All the data below goes into the copy word for word, but the pictures don't.

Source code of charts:
• • • • •
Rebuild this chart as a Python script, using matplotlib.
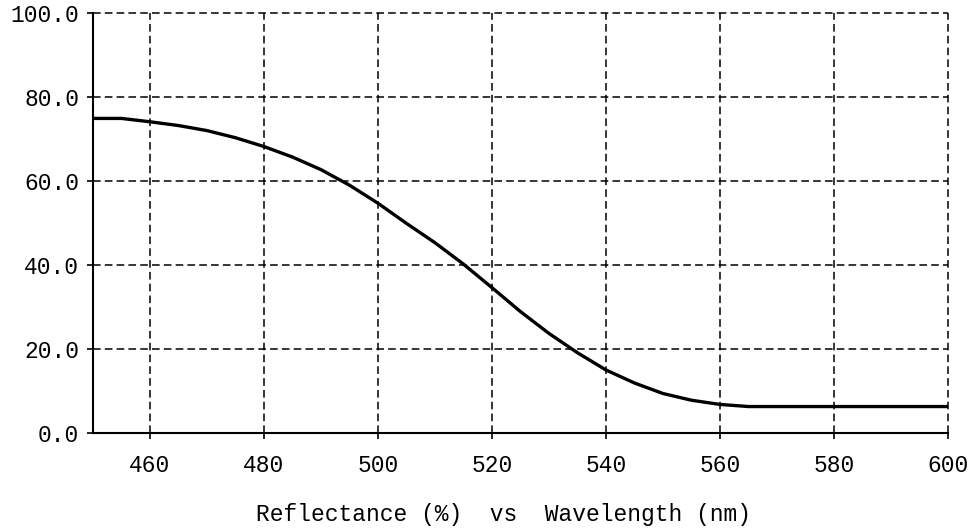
import matplotlib
matplotlib.use("Agg")
import matplotlib.pyplot as plt

# Data
wavelength = [450, 455, 460, 465, 470, 475, 480, 485, 490, 495, 500, 505, 510,
              515, 520, 525, 530, 535, 540, 545, 550, 555, 560, 565, 570, 575,
              580, 585, 590, 595, 600]
reflectance = [74.9, 74.9, 74.1, 73.2, 72.0, 70.3, 68.2, 65.7, 62.7, 59.0, 54.7,
               49.9, 45.3, 40.2, 34.6, 28.9, 23.7, 19.1, 15.0, 11.9, 9.4, 7.8,
               6.8, 6.3, 6.3, 6.3, 6.3, 6.3, 6.3, 6.3, 6.3]
x_ticks = [460, 480, 500, 520, 540, 560, 580, 600]
y_ticks = [0, 20, 40, 60, 80, 100]
title_text = "Reflectance (%)  vs  Wavelength (nm)"

plt.rcParams['font.family'] = ['Liberation Mono', 'DejaVu Sans Mono']
plt.rcParams['lines.scale_dashes'] = False

W, H = 973, 529
fig = plt.figure(figsize=(W / 100, H / 100), dpi=100)
ax = fig.add_axes([93 / W, (H - 433) / H, 855 / W, 420 / H])

ax.plot(wavelength, reflectance, color='black', lw=2.4, solid_joinstyle='round',
        zorder=3)

ax.set_xlim(450, 600)
ax.set_ylim(0, 100)
ax.set_xticks(x_ticks)
ax.set_yticks(y_ticks)
ax.set_xticklabels([str(t) for t in x_ticks])
ax.set_yticklabels([f"{t:.1f}" for t in y_ticks])

ax.grid(True, color='black', lw=1.1, linestyle=(0, (5.5, 3.0)))
for gl in ax.get_xgridlines() + ax.get_ygridlines():
    gl.set_clip_on(False)

for s in ['top', 'right']:
    ax.spines[s].set_visible(False)
for s in ['left', 'bottom']:
    ax.spines[s].set_linewidth(1.5)
    ax.spines[s].set_color('black')

ax.tick_params(axis='both', direction='out', length=4, width=1.2, colors='black',
               labelsize=16.5)
ax.tick_params(axis='x', pad=11)
ax.tick_params(axis='y', pad=6)

ax.set_xlabel(title_text, fontsize=16.5, color='black', va='center')
ax.xaxis.set_label_coords((503 - 93) / 855, -(515 - 433) / 420)

fig.savefig("out.png", dpi=100)
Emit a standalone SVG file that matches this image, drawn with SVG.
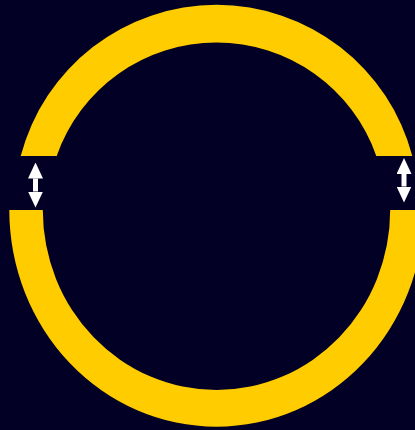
• • • • •
Answer to this problem:
Rebuild this chart as a Python script, using matplotlib.
import matplotlib
matplotlib.use("Agg")
import matplotlib.pyplot as plt

# Data
wavelength = [450, 455, 460, 465, 470, 475, 480, 485, 490, 495, 500, 505, 510,
              515, 520, 525, 530, 535, 540, 545, 550, 555, 560, 565, 570, 575,
              580, 585, 590, 595, 600]
reflectance = [74.9, 74.9, 74.1, 73.2, 72.0, 70.3, 68.2, 65.7, 62.7, 59.0, 54.7,
               49.9, 45.3, 40.2, 34.6, 28.9, 23.7, 19.1, 15.0, 11.9, 9.4, 7.8,
               6.8, 6.3, 6.3, 6.3, 6.3, 6.3, 6.3, 6.3, 6.3]
x_ticks = [460, 480, 500, 520, 540, 560, 580, 600]
y_ticks = [0, 20, 40, 60, 80, 100]
title_text = "Reflectance (%)  vs  Wavelength (nm)"

plt.rcParams['font.family'] = ['Liberation Mono', 'DejaVu Sans Mono']
plt.rcParams['lines.scale_dashes'] = False

W, H = 973, 529
fig = plt.figure(figsize=(W / 100, H / 100), dpi=100)
ax = fig.add_axes([93 / W, (H - 433) / H, 855 / W, 420 / H])

ax.plot(wavelength, reflectance, color='black', lw=2.4, solid_joinstyle='round',
        zorder=3)

ax.set_xlim(450, 600)
ax.set_ylim(0, 100)
ax.set_xticks(x_ticks)
ax.set_yticks(y_ticks)
ax.set_xticklabels([str(t) for t in x_ticks])
ax.set_yticklabels([f"{t:.1f}" for t in y_ticks])

ax.grid(True, color='black', lw=1.1, linestyle=(0, (5.5, 3.0)))
for gl in ax.get_xgridlines() + ax.get_ygridlines():
    gl.set_clip_on(False)

for s in ['top', 'right']:
    ax.spines[s].set_visible(False)
for s in ['left', 'bottom']:
    ax.spines[s].set_linewidth(1.5)
    ax.spines[s].set_color('black')

ax.tick_params(axis='both', direction='out', length=4, width=1.2, colors='black',
               labelsize=16.5)
ax.tick_params(axis='x', pad=11)
ax.tick_params(axis='y', pad=6)

ax.set_xlabel(title_text, fontsize=16.5, color='black', va='center')
ax.xaxis.set_label_coords((503 - 93) / 855, -(515 - 433) / 420)

fig.savefig("out.png", dpi=100)
Emit a standalone SVG file that matches this image, drawn with SVG.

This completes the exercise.